Lesson 22: Functions of One Random Variable

Overview Section

We'll begin our exploration of the distributions of functions of random variables, by focusing on simple functions of one random variable. For example, if \(X\) is a continuous random variable, and we take a function of \(X\), say:

\(Y=u(X)\)

then \(Y\) is also a continuous random variable that has its own probability distribution. We'll learn how to find the probability density function of \(Y\), using two different techniques, namely the distribution function technique and the change-of-variable technique. At first, we'll focus only on one-to-one functions. Then, once we have that mastered, we'll learn how to modify the change-of-variable technique to find the probability of a random variable that is derived from a two-to-one function.
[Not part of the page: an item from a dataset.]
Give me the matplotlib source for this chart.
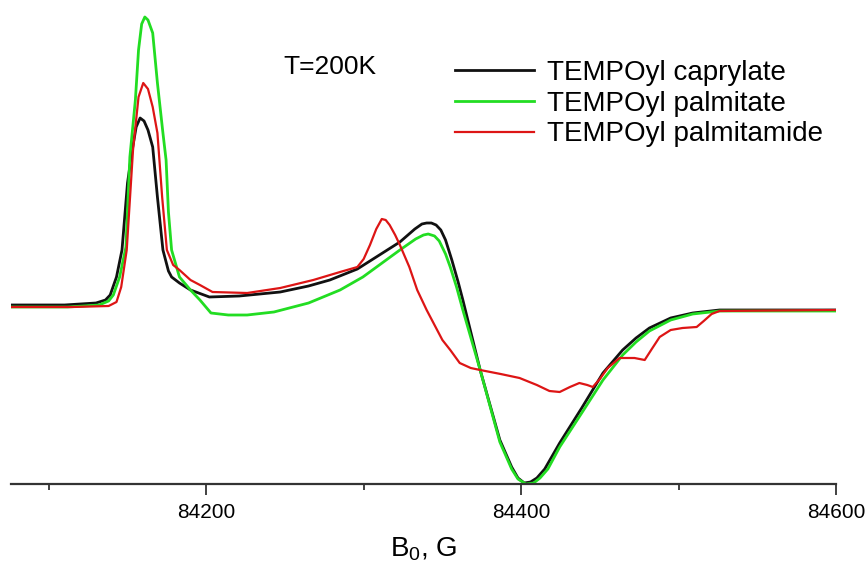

Finally, we'll learn how the inverse of a cumulative distribution function can help us simulate random numbers that follow a particular probability distribution.

Objectives

Upon completion of this lesson, you should be able to:

  • To learn how to use the distribution function technique to find the probability distribution of \(Y=u(X)\), a one-to-one transformation of a random variable \(X\).
  • To learn how to use the change-of-variable technique to find the probability distribution of \(Y=u(X)\), a one-to-one transformation of a random variable \(X\).
  • To learn how to use the change-of-variable technique to find the probability distribution of \(Y=u(X)\), a two-to-one transformation of a random variable \(X\).
  • To learn how to use a cumulative distribution function to simulate random numbers that follow a particular probability distribution.
  • To understand all of the proofs in the lesson.
  • To be able to apply the methods learned in the lesson to new problems.